Tahini chicken salad

Adapted from Better Homes & Gardens, March 2023. If you want to make the original recipe, buy romaine leaves to serve as lettuce cups. Not finding it on their website to link to, however.

Ingredients

¼ cup tahini
3 tablespoons fresh lemon juice
2 tablespoons olive oil
1 garlic clove, minced
1 teaspoon Dijon mustard
2 teaspoons za’atar spice mixture
½ teaspoon ground cumin
¼ cup salt
2 cups cooked, shredded chicken
1 cup finely chopped celery
2 tablespoons chopped fresh chives
Lettuce or other green leaves for lining bowl
1 cup thinly sliced cucumber
1 cup chopped cherry or grape tomatoes

Method

In a small bowl, combine tahini, lemon juice, olive oil, garlic, mustard, za’atar, cumin and salt. If tahini is thick, add a bit of water to get desired consistency.
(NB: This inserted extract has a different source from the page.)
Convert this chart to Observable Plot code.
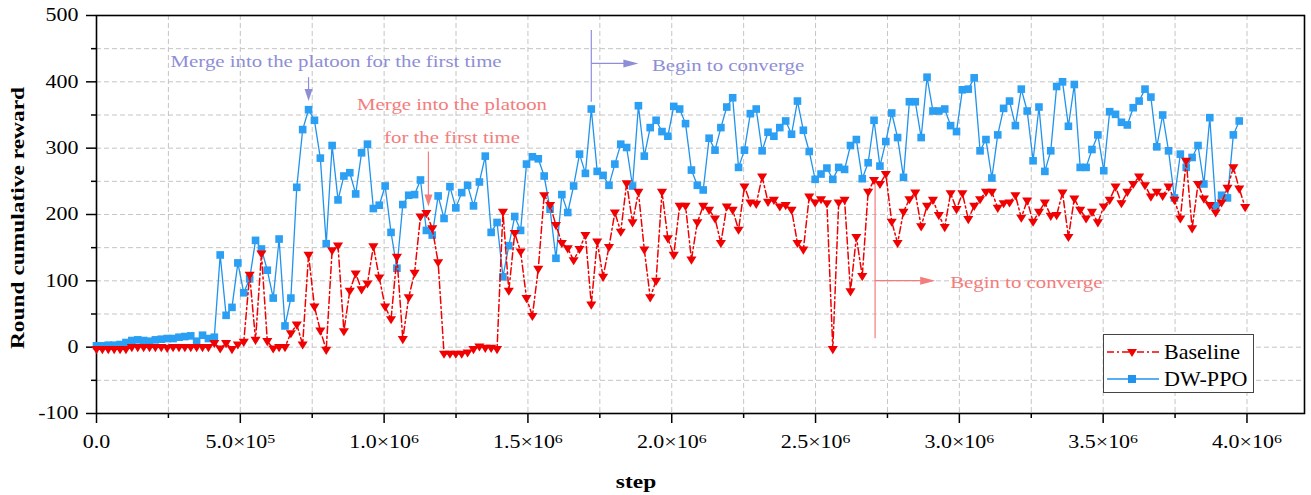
<!DOCTYPE html>
<html><head><meta charset="utf-8">
<script src="https://cdn.jsdelivr.net/npm/d3@7"></script>
<script src="https://cdn.jsdelivr.net/npm/@observablehq/plot@0.6"></script>
<style>
body{margin:0;background:#fff;}
#chart{position:relative;width:1311px;height:495px;overflow:hidden;}
#legend{position:absolute;left:1103px;top:334px;width:149px;height:57px;border:1.3px solid #444;background:#fff;}
</style></head><body><div id="chart"></div>
<script>
// ---------- data ----------
const logInterval = 20480; // environment steps between logged episodes
const seriesNames = ["Baseline", "DW-PPO"];
const dwppo = [2,2,3,3,4,7,10,11,10,9,11,12,13,13,15,16,17,9,18,13,
15,139,48,60,127,82,103,161,148,116,74,163,32,74,241,328,358,342,285,156,
304,222,258,263,231,293,306,209,214,243,173,119,215,229,230,252,176,169,228,194,
242,210,233,244,213,249,288,173,188,106,153,197,176,276,287,284,258,208,134,230,
203,243,291,262,359,265,259,244,276,306,301,243,364,288,331,342,325,318,363,359,
337,267,244,237,315,297,331,362,376,271,297,352,359,296,324,318,331,341,321,371,
327,295,253,261,270,253,271,268,304,313,254,278,342,273,310,353,316,256,370,370,
316,407,356,356,359,334,325,388,389,406,296,313,255,320,360,371,334,389,356,281,
362,265,296,393,400,333,396,271,271,298,320,266,355,351,339,335,361,371,389,377,
302,350,296,225,291,271,286,304,246,346,213,229,225,320,341];
const baseline = [-3,-3,-3,-3,-3,-3,0,0,0,0,0,0,-1,0,0,0,0,0,0,0,
6,-2,6,-3,4,8,109,11,141,9,-2,0,0,21,34,4,139,61,25,-4,
146,153,24,85,111,87,96,152,105,61,42,136,12,75,112,197,202,179,128,-10,
-10,-10,-10,-8,-3,1,-1,-1,-3,204,85,172,144,74,47,118,229,214,184,157,
149,131,148,169,64,159,106,151,203,174,247,188,234,147,75,100,234,164,139,213,
213,132,188,213,207,194,157,212,207,177,242,218,216,257,219,222,212,214,207,157,
147,227,218,223,217,-3,218,222,84,166,107,234,252,246,261,189,157,204,223,233,
182,213,222,199,181,232,208,232,193,213,223,234,234,210,217,218,229,195,221,189,
204,218,198,199,233,166,224,207,194,204,188,212,222,242,217,234,246,257,244,227,
234,228,242,222,194,281,179,246,224,214,203,218,240,271,239,211];
const xMajorTicks = [0, 5e5, 1e6, 1.5e6, 2e6, 2.5e6, 3e6, 3.5e6, 4e6];
const xMinorTicks = [2.5e5, 7.5e5, 1.25e6, 1.75e6, 2.25e6, 2.75e6, 3.25e6, 3.75e6];
const yMajorTicks = [-100, 0, 100, 200, 300, 400, 500];
const yMinorTicks = [-50, 50, 150, 250, 350, 450];

const purple = "#8e8ed6", salmon = "#f47c7c";
const annoTextsCentered = [
  {label: "Merge into the platoon for the first time", step: 833000, value: 431, color: purple},
  {label: "Merge into the platoon", step: 1236000, value: 366, color: salmon},
  {label: "for the first time", step: 1236000, value: 316, color: salmon}
];
const annoTextsLeft = [
  {label: "Begin to converge", step: 1931000, value: 424.5, color: purple},
  {label: "Begin to converge", step: 2968000, value: 97, color: salmon}
];
const annoLinks = [
  {x1: 737280, y1: 407, x2: 737280, y2: 380, color: purple},
  {x1: 1720320, y1: 478, x2: 1720320, y2: 370, color: purple},
  {x1: 1720320, y1: 427.7, x2: 1870000, y2: 427.7, color: purple},
  {x1: 1154000, y1: 295, x2: 1154000, y2: 222, color: salmon},
  {x1: 2707000, y1: 254.5, x2: 2707000, y2: 13.5, color: salmon},
  {x1: 2707000, y1: 100.3, x2: 2900000, y2: 100.3, color: salmon}
];
const annoHeadsDown = [
  {step: 737280, value: 371, color: purple},
  {step: 1154000, value: 212, color: salmon}
];
const annoHeadsRight = [
  {step: 1884000, value: 427.7, color: purple},
  {step: 2916000, value: 100.3, color: salmon}
];

// ---------- build ----------
const rowsB = baseline.map((v, i) => ({step: i * logInterval, value: v}));
const rowsD = dwppo.map((v, i) => ({step: i * logInterval, value: v}));

const triDown = {draw(ctx, size) { const s = Math.sqrt(size); ctx.moveTo(-0.62*s, -0.38*s); ctx.lineTo(0.62*s, -0.38*s); ctx.lineTo(0, 0.62*s); ctx.closePath(); }};
const headDown = {draw(ctx) { ctx.moveTo(0, 0); ctx.lineTo(-4, -12); ctx.lineTo(4, -12); ctx.closePath(); }};
const headRight = {draw(ctx) { ctx.moveTo(0, 0); ctx.lineTo(-15, -4); ctx.lineTo(-15, 4); ctx.closePath(); }};

const fmt = v => {
  if (v === 0) return "0.0";
  const e = Math.floor(Math.log10(v));
  return (v / 10 ** e).toFixed(1) + "×10^" + e;
};

const chart = Plot.plot({
  width: 1311, height: 495,
  marginLeft: 96, marginRight: 7, marginTop: 15, marginBottom: 82,
  style: {fontFamily: "'Liberation Serif','Times New Roman',serif", fontSize: "18px", color: "#000", background: "#fff"},
  x: {domain: [0, 4.2e6], label: null},
  y: {domain: [-100, 500], label: null},
  marks: [
    Plot.gridX(xMajorTicks.concat(xMinorTicks), {stroke: "#c4c4c4", strokeOpacity: 1, strokeDasharray: "5,3", strokeWidth: 1}),
    Plot.gridY(yMajorTicks.concat(yMinorTicks), {stroke: "#c4c4c4", strokeOpacity: 1, strokeDasharray: "5,3", strokeWidth: 1}),
    Plot.axisX(xMajorTicks, {tickSize: 10, tickPadding: 12, tickFormat: fmt, fontSize: 18, strokeWidth: 1.5, label: null}),
    Plot.axisX(xMinorTicks, {tickSize: 5, tickFormat: () => "", strokeWidth: 1.5, label: null}),
    Plot.axisY(yMajorTicks, {tickSize: 10, tickPadding: 8, tickFormat: d => String(d), fontSize: 18, strokeWidth: 1.5, label: null}),
    Plot.axisY(yMinorTicks, {tickSize: 5, tickFormat: () => "", strokeWidth: 1.5, label: null}),
    Plot.frame({stroke: "#000", strokeWidth: 1.6}),
    // annotations
    Plot.link(annoLinks, {x1: "x1", y1: "y1", x2: "x2", y2: "y2", stroke: "color", strokeWidth: 1.2}),
    Plot.dot(annoHeadsDown, {x: "step", y: "value", fill: "color", symbol: headDown, r: 4}),
    Plot.dot(annoHeadsRight, {x: "step", y: "value", fill: "color", symbol: headRight, r: 4}),
    Plot.text(annoTextsCentered, {x: "step", y: "value", text: "label", fill: "color", textAnchor: "middle", fontSize: 17.5}),
    Plot.text(annoTextsLeft, {x: "step", y: "value", text: "label", fill: "color", textAnchor: "start", fontSize: 17.5}),
    // DW-PPO
    Plot.line(rowsD, {x: "step", y: "value", stroke: "#1f93ee", strokeWidth: 1.3}),
    Plot.dot(rowsD, {x: "step", y: "value", symbol: "square", r: 4.3, fill: "#2a9ff4", stroke: "none"}),
    // Baseline
    Plot.line(rowsB, {x: "step", y: "value", stroke: "#f00000", strokeWidth: 1.5, strokeDasharray: "7,3,2,3"}),
    Plot.dot(rowsB, {x: "step", y: "value", symbol: triDown, r: 4.6, fill: "#f00000", stroke: "none"})
  ]
});
const host = document.getElementById("chart");
host.appendChild(chart);

// superscript exponents on x tick labels
chart.querySelectorAll('g[aria-label="x-axis tick label"] text').forEach(t => {
  const s = t.textContent;
  const k = s.indexOf("^");
  if (k >= 0) {
    t.textContent = s.slice(0, k);
    const sp = document.createElementNS("http://www.w3.org/2000/svg", "tspan");
    sp.setAttribute("dy", "-0.42em");
    sp.setAttribute("font-size", "13");
    sp.textContent = s.slice(k + 1);
    t.appendChild(sp);
  }
});

// axis titles
const svg = d3.select(chart);
svg.append("text").attr("class", "title")
  .attr("transform", "translate(24,218) rotate(-90)")
  .attr("text-anchor", "middle").attr("font-weight", "bold").attr("font-size", 18)
  .attr("font-family", "'Liberation Serif',serif").attr("fill", "#000")
  .text("Round cumulative reward");
svg.append("text").attr("class", "title")
  .attr("x", 636).attr("y", 488)
  .attr("text-anchor", "middle").attr("font-weight", "bold").attr("font-size", 18)
  .attr("font-family", "'Liberation Serif',serif").attr("fill", "#000")
  .text("step");

// legend
const legend = d3.select(host).append("div").attr("id", "legend");
const lsvg = legend.append("svg").attr("width", 149).attr("height", 57);
const legendRows = [
  {name: seriesNames[0], y: 17, color: "#f00000", dash: "7,3,2,3", sym: triDown},
  {name: seriesNames[1], y: 44, color: "#1f93ee", dash: null, sym: d3.symbolSquare}
];
legendRows.forEach(r => {
  lsvg.append("line").attr("x1", 3).attr("x2", 55).attr("y1", r.y).attr("y2", r.y)
    .attr("stroke", r.color).attr("stroke-width", 1.5).attr("stroke-dasharray", r.dash);
  lsvg.append("path").attr("transform", `translate(28,${r.y})`)
    .attr("d", d3.symbol(r.sym, 4.5 * 4.5 * Math.PI)()).attr("fill", r.color);
  lsvg.append("text").attr("x", 60).attr("y", r.y + 7).attr("font-size", 21)
    .attr("font-family", "'Liberation Serif',serif").attr("fill", "#000").attr("class", "leg").text(r.name);
});

// stretch glyphs horizontally to match the reference typesetting
function stretch(root, sel, f) {
  root.querySelectorAll(sel).forEach(t => {
    const w = t.getComputedTextLength();
    if (w > 0) { t.setAttribute("textLength", w * f); t.setAttribute("lengthAdjust", "spacingAndGlyphs"); }
  });
}
stretch(chart, 'g[aria-label="x-axis tick label"] text, g[aria-label="y-axis tick label"] text', 1.22);
stretch(chart, 'g[aria-label="text"] text', 1.19);
stretch(chart, 'text.title', 1.3);
stretch(host, 'text.leg', 1.05);
</script></body></html>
In a medium bowl, mix chicken, celery, chives and enough of the dressing to reach desired consistency. I found it took much of it, but not all of it.
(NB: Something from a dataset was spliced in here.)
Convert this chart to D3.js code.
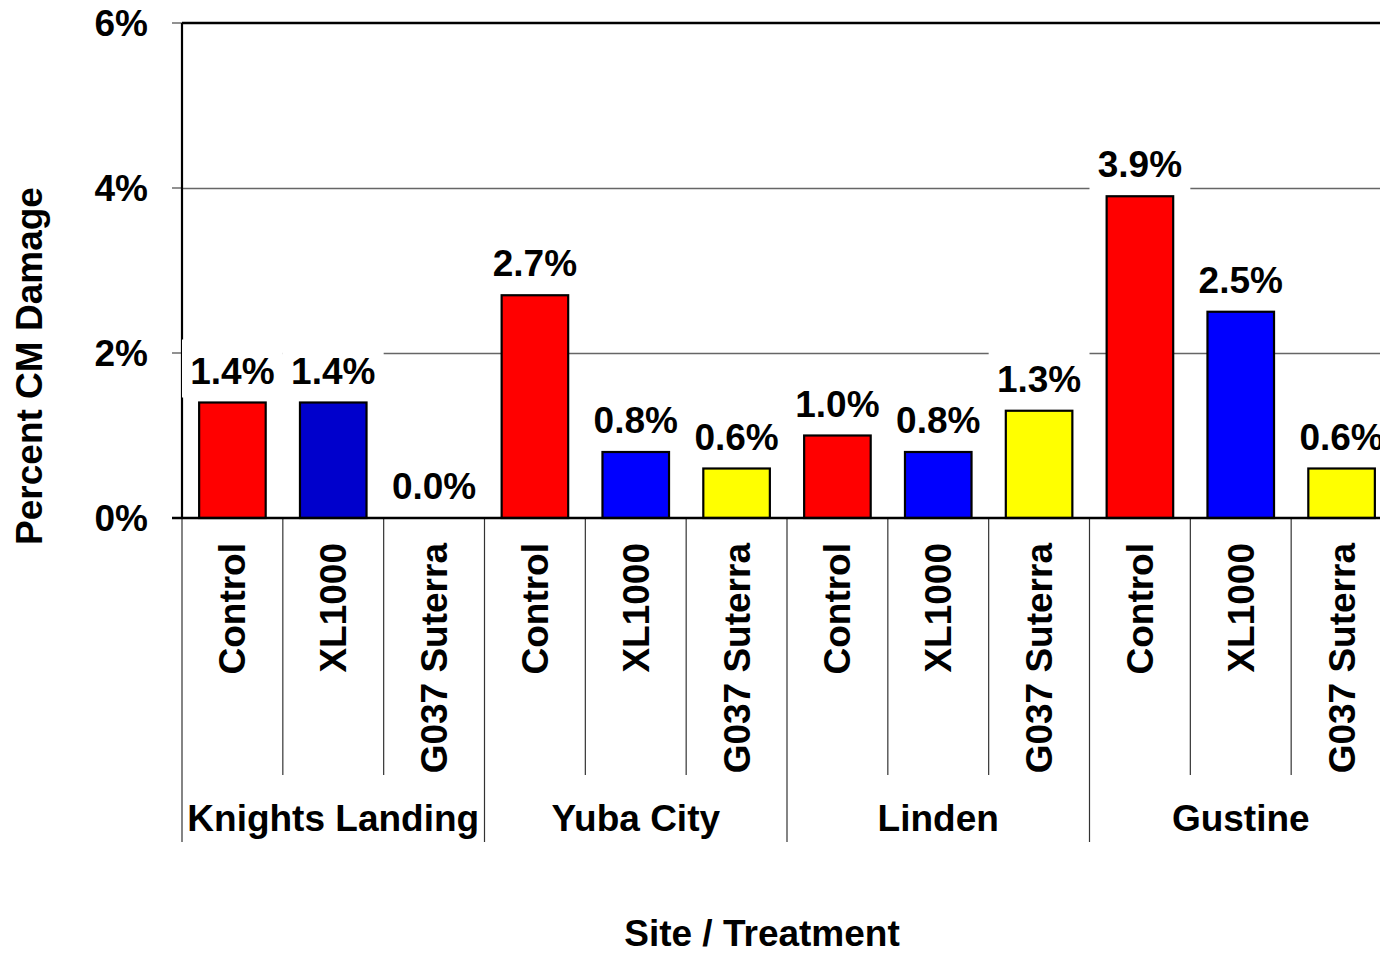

If serving as a salad, place lettuce leaves at the base of a bowl (or plates if you’re plating it instead of passing it). Top with chicken mixture. Top with cucumber and grape tomatoes. Pass extra dressing on the side.

If you’re serving as a wrap or sandwich, spread a thin layer of extra dressing on the wrap or bread. Top with cucumber, tomatoes and lettuce and roll up or top with the second slice of bread.

Rating: That dressing is very tasty and it make a very nice chicken salad dressing base. The cumin and za'atar add a really nice flavor to the tahini dressing. But even with water added it's too sludgy to really play well with the lettuce greens and just turns them to mush.

Take 2: So I tried it again as written above, this time mixing the chicken, celery and chives and placing that on a bed of lettuce with the cucumbers and tomatoes on top. It worked better, and I still really liked that dressing mixed with the chicken. (That dressing could totally work as a veggie dip.)

Take 3: But what I realized is this really wants to be a wrap, just not in lettuce form. or else a sandwich. Otherwise there's just too much disconnect otherwise between the lettuce component and the salad itself. Sure enough, in wrap form, this was a dandy chicken salad sandwich.